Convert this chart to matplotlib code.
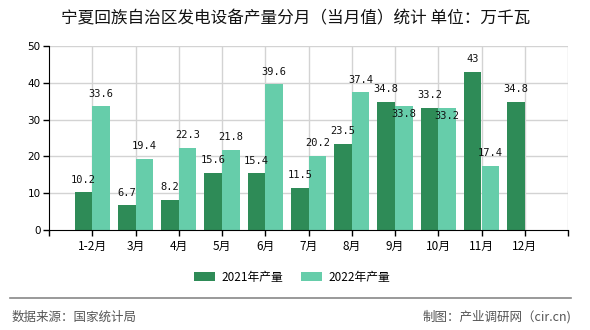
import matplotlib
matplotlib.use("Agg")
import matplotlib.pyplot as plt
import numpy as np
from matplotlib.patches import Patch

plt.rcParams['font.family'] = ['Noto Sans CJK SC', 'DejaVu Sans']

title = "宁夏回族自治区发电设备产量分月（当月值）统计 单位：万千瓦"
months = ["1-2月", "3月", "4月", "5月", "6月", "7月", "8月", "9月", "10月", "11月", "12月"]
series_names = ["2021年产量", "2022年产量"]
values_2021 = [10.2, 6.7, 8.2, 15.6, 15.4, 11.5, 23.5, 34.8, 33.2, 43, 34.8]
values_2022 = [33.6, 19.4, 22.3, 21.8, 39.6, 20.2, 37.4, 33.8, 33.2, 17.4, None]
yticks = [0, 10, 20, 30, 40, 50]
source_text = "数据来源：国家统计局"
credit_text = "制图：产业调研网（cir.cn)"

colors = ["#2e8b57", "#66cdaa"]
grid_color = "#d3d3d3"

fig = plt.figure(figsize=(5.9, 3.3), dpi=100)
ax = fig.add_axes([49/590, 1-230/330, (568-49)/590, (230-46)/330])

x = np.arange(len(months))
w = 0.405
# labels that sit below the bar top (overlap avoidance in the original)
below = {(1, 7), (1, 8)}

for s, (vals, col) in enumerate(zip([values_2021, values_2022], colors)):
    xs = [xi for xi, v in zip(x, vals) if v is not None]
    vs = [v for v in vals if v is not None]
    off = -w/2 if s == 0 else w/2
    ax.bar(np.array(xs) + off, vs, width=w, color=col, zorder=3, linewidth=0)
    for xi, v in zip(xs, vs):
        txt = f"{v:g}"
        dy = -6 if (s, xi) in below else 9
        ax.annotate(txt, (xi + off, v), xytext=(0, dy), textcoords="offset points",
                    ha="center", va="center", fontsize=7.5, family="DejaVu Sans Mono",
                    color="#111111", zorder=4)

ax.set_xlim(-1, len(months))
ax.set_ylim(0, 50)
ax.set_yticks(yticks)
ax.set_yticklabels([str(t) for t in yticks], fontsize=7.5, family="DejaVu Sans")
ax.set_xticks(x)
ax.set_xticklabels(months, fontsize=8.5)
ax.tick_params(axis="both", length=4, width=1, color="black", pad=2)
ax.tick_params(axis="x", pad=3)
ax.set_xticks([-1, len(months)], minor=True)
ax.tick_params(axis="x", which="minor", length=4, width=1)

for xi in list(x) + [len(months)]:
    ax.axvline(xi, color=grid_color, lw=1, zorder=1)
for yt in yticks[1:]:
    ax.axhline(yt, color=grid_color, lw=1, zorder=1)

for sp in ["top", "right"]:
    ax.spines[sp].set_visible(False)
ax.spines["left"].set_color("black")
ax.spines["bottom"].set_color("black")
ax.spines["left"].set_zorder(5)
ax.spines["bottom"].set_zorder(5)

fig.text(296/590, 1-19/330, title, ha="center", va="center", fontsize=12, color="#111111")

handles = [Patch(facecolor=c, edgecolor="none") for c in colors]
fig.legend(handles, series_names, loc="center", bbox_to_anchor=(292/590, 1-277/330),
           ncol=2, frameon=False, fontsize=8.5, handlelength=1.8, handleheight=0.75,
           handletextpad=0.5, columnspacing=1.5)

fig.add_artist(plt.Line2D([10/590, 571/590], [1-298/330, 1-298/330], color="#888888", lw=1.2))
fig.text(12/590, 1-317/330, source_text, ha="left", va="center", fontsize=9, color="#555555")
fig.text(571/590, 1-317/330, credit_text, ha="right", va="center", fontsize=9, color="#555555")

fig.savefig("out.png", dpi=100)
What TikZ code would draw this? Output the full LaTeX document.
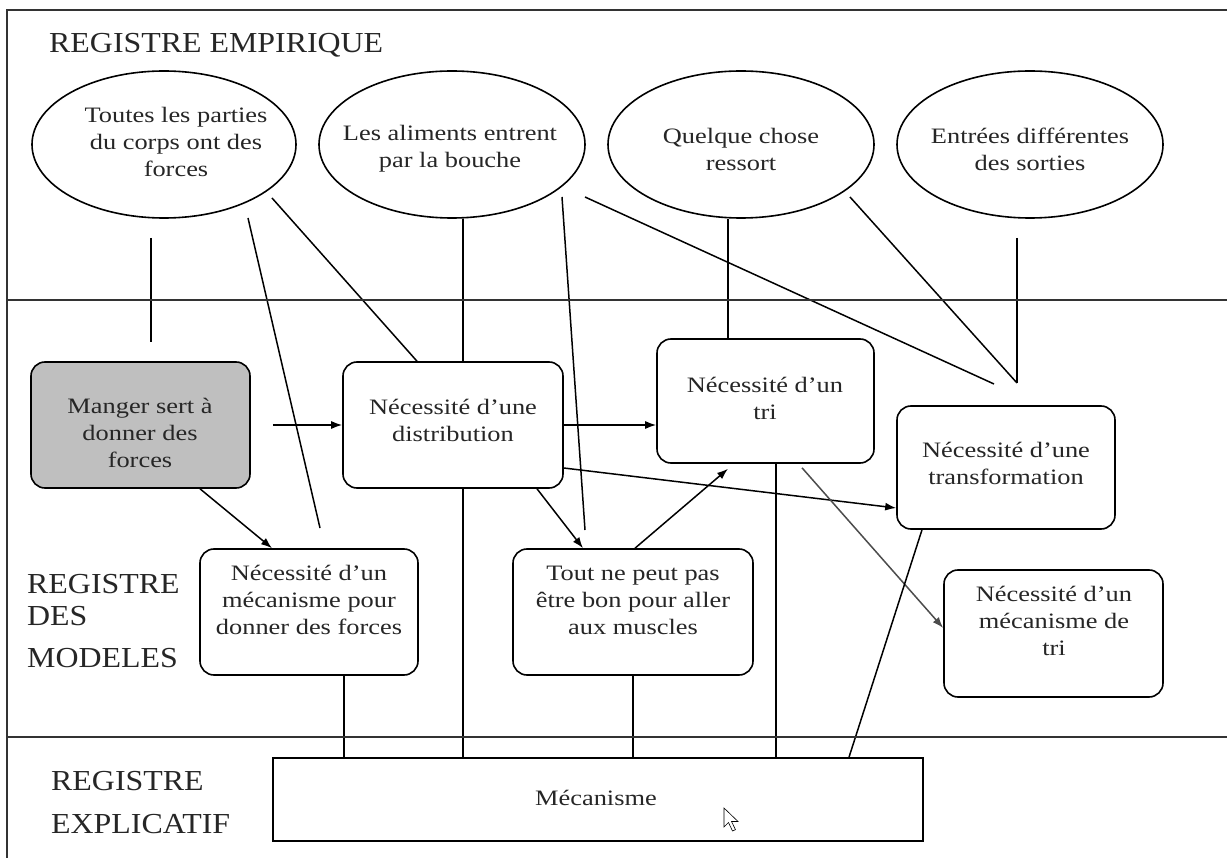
———
# Task brief:
Take the records above from their first line through the line with "plt.rcParams['font.family'] = ['Noto" and set those lines down word for word, minus the pictures.

# Response:
Convert this chart to matplotlib code.
import matplotlib
matplotlib.use("Agg")
import matplotlib.pyplot as plt
import numpy as np
from matplotlib.patches import Patch

plt.rcParams['font.family'] = ['Noto Sans CJK SC', 'DejaVu Sans']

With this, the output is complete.